INPUT ROWS →
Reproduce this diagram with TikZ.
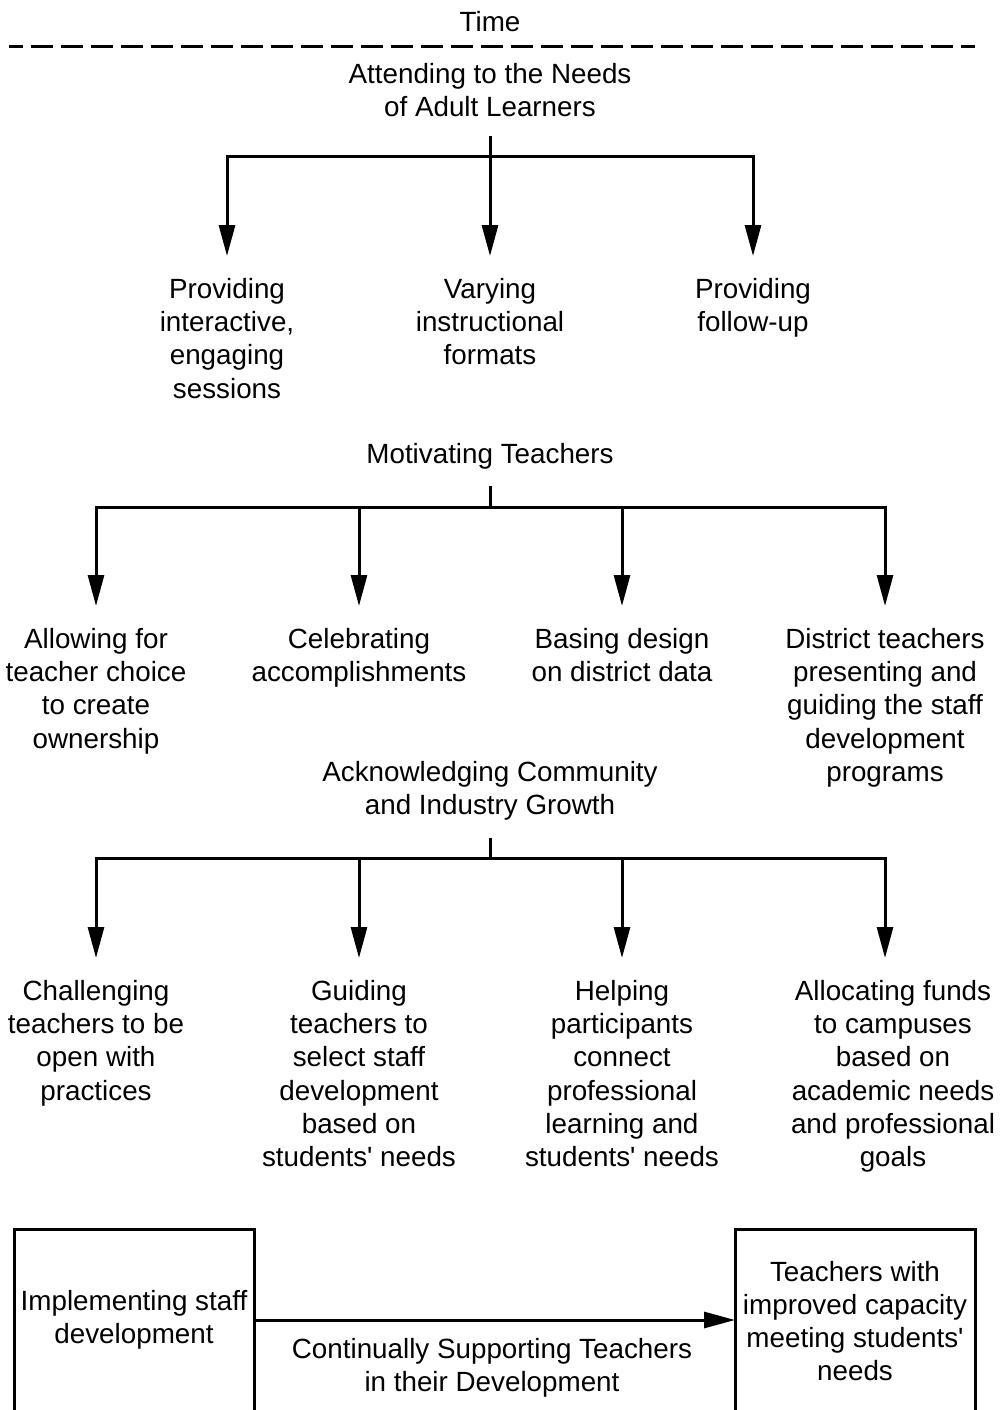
---
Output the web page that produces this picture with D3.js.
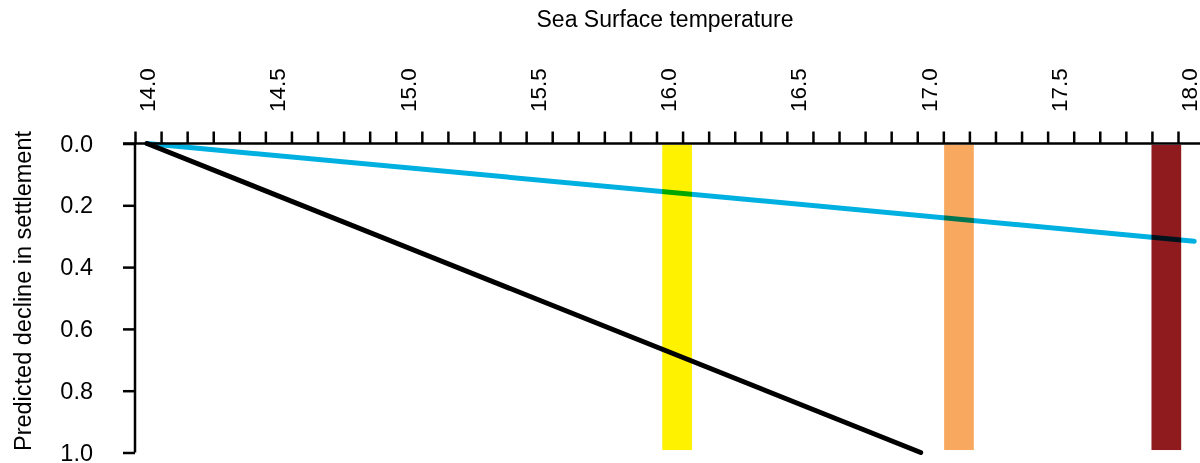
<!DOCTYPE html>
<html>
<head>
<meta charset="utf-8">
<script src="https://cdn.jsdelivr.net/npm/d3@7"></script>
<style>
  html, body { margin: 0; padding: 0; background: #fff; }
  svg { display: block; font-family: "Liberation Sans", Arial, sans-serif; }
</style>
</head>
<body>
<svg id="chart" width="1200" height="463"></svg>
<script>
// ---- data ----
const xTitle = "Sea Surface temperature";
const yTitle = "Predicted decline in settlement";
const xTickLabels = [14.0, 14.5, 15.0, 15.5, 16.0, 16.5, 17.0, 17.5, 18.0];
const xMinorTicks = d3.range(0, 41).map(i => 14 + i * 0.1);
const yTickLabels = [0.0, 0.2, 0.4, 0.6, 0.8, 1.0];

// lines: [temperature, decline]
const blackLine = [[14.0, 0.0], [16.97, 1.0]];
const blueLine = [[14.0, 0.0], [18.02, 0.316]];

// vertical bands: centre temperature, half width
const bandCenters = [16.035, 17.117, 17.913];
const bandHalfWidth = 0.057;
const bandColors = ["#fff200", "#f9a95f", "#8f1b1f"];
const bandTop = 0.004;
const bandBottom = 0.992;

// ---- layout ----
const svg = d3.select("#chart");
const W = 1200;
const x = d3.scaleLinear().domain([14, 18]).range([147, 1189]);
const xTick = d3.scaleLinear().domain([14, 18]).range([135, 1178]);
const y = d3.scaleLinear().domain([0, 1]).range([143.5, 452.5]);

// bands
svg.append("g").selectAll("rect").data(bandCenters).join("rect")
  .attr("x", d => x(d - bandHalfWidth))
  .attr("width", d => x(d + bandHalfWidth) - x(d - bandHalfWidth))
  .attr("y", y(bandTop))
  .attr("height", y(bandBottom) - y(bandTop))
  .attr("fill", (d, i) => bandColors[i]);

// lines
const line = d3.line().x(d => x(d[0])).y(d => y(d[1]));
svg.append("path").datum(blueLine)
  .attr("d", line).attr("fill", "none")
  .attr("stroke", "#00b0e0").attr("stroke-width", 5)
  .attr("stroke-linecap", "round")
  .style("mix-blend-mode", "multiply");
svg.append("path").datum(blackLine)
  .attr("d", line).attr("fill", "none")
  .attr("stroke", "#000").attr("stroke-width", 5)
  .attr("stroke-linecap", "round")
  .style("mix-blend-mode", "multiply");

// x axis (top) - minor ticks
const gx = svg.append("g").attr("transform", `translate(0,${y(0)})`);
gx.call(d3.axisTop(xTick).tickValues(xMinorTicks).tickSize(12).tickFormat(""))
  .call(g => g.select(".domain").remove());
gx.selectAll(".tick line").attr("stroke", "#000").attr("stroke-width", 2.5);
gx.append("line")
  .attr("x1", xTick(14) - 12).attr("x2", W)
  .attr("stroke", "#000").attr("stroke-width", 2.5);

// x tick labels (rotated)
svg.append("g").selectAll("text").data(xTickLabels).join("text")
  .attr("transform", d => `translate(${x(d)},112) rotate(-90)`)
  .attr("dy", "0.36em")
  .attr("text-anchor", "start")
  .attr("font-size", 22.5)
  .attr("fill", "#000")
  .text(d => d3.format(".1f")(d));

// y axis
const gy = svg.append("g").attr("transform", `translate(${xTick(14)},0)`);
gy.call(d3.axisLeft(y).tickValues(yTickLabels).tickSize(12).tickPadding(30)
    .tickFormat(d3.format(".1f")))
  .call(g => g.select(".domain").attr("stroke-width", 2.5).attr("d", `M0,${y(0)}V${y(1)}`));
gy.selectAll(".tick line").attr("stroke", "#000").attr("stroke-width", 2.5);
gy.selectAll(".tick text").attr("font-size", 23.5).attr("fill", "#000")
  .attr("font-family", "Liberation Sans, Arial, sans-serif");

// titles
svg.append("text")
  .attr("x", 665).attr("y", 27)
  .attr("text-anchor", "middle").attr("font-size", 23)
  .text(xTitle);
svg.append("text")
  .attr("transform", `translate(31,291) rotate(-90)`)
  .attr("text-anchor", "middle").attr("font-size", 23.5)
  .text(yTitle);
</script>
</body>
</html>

WHAT YOU HAVE TO DO →
Word for word, repeat the lines above from the one with "Output the web" through the one with "const blueLine = [[14.0, 0.0], [18.02, 0.316]];", and nothing beyond them. Omit the pictures.

FINAL RESULT →
Output the web page that produces this picture with D3.js.
<!DOCTYPE html>
<html>
<head>
<meta charset="utf-8">
<script src="https://cdn.jsdelivr.net/npm/d3@7"></script>
<style>
  html, body { margin: 0; padding: 0; background: #fff; }
  svg { display: block; font-family: "Liberation Sans", Arial, sans-serif; }
</style>
</head>
<body>
<svg id="chart" width="1200" height="463"></svg>
<script>
// ---- data ----
const xTitle = "Sea Surface temperature";
const yTitle = "Predicted decline in settlement";
const xTickLabels = [14.0, 14.5, 15.0, 15.5, 16.0, 16.5, 17.0, 17.5, 18.0];
const xMinorTicks = d3.range(0, 41).map(i => 14 + i * 0.1);
const yTickLabels = [0.0, 0.2, 0.4, 0.6, 0.8, 1.0];

// lines: [temperature, decline]
const blackLine = [[14.0, 0.0], [16.97, 1.0]];
const blueLine = [[14.0, 0.0], [18.02, 0.316]];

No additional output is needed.